I am not a huge fan of the hot humid summers I have to live through in the south but I welcome summer because of fresh fruit - especially cherries! So I'm dedicating my first Functional Medicine blog post to cherries.
If you are unfamiliar with Functional Medicine, this blog will help you understand how it is different from regular main stream establishment medicine.
One thing that is different is that we focus on creating health instead of naming diseases. In order to have health and maintain it you need to understand what creates health and what causes disease. From the Functional Medicine viewpoint, disease is just a name given to a group of symptoms or findings and generally created for the purpose of insurance billing or pharmaceutical creation and not necessarily helpful in understanding why a person has their issues.
In Functional Medicine we search for the root cause of illness so that patients can regain a state of health and live healthier lives. Our goal is health creation and maintenance.
So what does this have to do with cherries? Only everything!
In order to keep your body healthy, you need to feed it food that contains nutrients, vitamins, minerals and antioxidants that your cells can use to boost your ability to create energy, improve your immune system function, balance your hormones and fight off cancer. Most fresh fruit, including cherries, can do all these things! Note that I said 'fresh' because dried fruit usually has added sugar and chemicals.
You want to try to eat food in season because the nutrient content is at its peak when the food is fresh and not transported around the world to get to you.
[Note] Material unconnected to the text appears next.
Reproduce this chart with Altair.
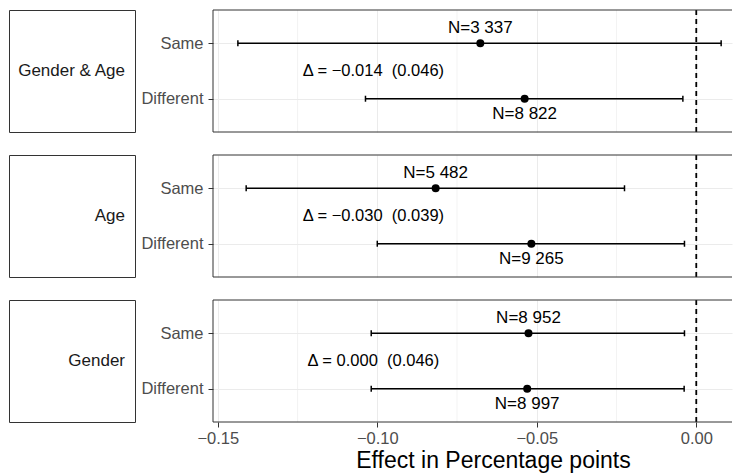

Cherries are in season now which is why I am celebrating them. I will eat the heck out of them while they are available and then resort to frozen organic cherries until next summer.
I know people debate about whether to spend on organic food but studies have looked at pesticide levels in children on organic and non-organic diets and the difference is remarkable. European countries are banning glyphosate (the main chemical in RoundUp, a very popular and heavily used pesticide) and labeling it a carcinogen but the manufacturer has a strangle-hold on the FDA and Congress so don't hold your breath waiting for legislation, just do your homework before you buy. Look here for guidance on which foods have the highest and lowest pesticide levels.
It is also best to eat foods as close to their natural state as possible. The more a food is processed and treated with added chemicals, the less healthy information it provides to your cells. This means that if it comes in a bag or box it's not as healthy for you. Learn to read labels and look for hidden ingredients. The ingredients list on my frozen bag of organic cherries says 'Cherries'.
So what exactly do cherries do for you?
They provide vitamin A, C, boron and calcium, potassium, iron, protein and fiber. Vitamin A is a fat soluble retinoid that will benefit your eyes, skin and hair. Who doesn't want stronger eyes, smoother skin and shinier hair?
Cherries also contain powerful antioxidants (vitamin C included) which protect against cancer. Antioxidants also slow down the aging process in the body - something I am definitely all about!
The cherry's skin gets its color from anthocyanins which are phytochemicals that can help lower your LDL cholesterol, balance your blood sugar and prevent heart disease, as well as fight cancer.
Anthocyanins can also slow neurodegeneration and prevent memory loss and dementia. The anthocyanins also provide anti-inflammatory properties and have a role in helping to improve arthritis and gout.
Cherries help keep your bones strong with boron and calcium and can be helpful in preventing osteoporosis. Osteoporosis is the loss of bone structure due to an imbalance in bone maintenance. The imbalance is worsened with aging, usually due to declining hormones (estrogen, testosterone) and poor absorption of minerals needed to maintain bone structure, including boron and calcium.
Because cherries have protein and fiber, they have a lower glycemic index so have less of an impact on blood sugar and can aid in digestion. Lower glycemic index foods are beneficial for regulation of blood sugar and for preventing diabetes.
Improving digestion and bowel function helps us in many ways because our gut health impacts every other area of our health. A happy gut (digestive tract) equals a healthy body.
Last but definitely not least, cherries contain melatonin which is a neurohormone linked to sleep quality. It has also been studied for its anti-cancer properties. During sleep your brain repairs itself and your tissues grow and repair. Better sleep translates to better brain health and better overall function and who doesn't need that?
Now excuse me while I have a bowl of cherries and a nap!